As was the case with those previously released deluxe editions, the sound here is aces. The expansion, however, is a bit overinflated. We get the album presented in stereo and mono, each mix on its own disc and undiluted by bonus tracks. The bonuses are relegated to their own disc, which basically recreates the album’s original running order with alternate mixes that uncloak few revelations and some backing tracks. The most interesting things here are a mix of “Lazy Sunday” with more prominent acoustic guitar and electric piano that is probably the clearest stereo version I've heard, the backing track of a chunky alternate take of “Mad John”, and best of all, the backing track of “Happiness Stan”, which reveals a panorama of amazing textures, particularly the Prokofievian string pizzicatos and Kenney Jones’s titanic drumming. “Every Little Bit Hurts” (“Be My Baby” is apparently lost), the backing track of a funky raver called “Kamikhazi”, and what sounds like “Ogden's Nut Gone Flake” played backwards round out the disc.

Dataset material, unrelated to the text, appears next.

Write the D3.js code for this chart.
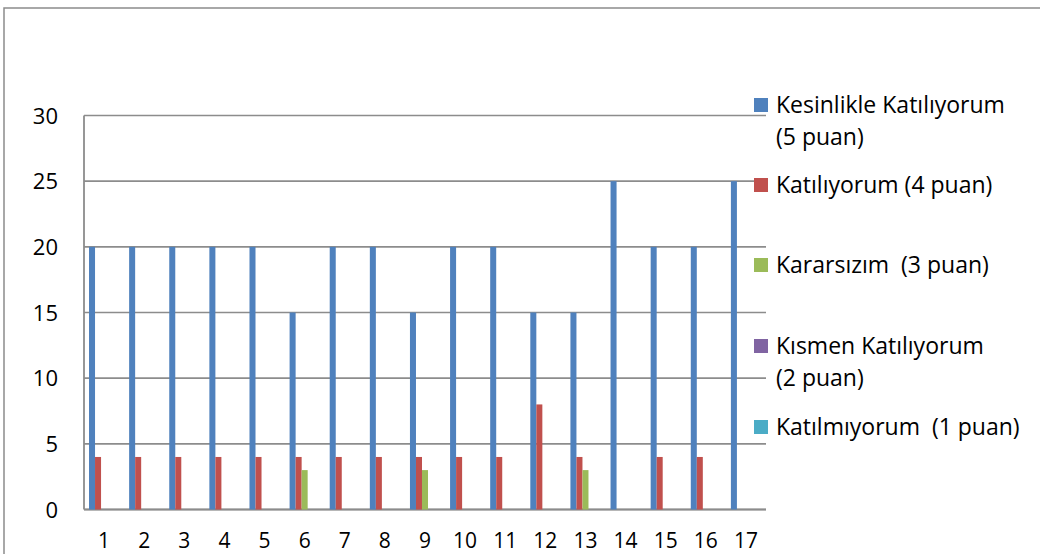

As soon as this tracklisting hit the Internet, fans came out of their hidey-holes to start the inevitable griping orgy. If this is the last word in Small Faces remasters then where is “The Universal”? Where is the Ogden’s era b-side “Wham Bam Thank You Mam”? Where is “Donkey Rides a Penny a Glass”? Where are all the tracks (finished and unfinished) Small Faces cut for their aborted final album 1862? As the griping got heated, Tosh Flood (a project assistant on these reissues) took to the comments section of The Second Disc to ensure fans that all this and more would populate a four or five disc box set— without any overlap with these recent deluxe editions— sometime in the near future. So while Ogden's Nut Gone Flake brings an end to the Small Faces story, the Small Faces reissue-campaign story still has a few chapters to go.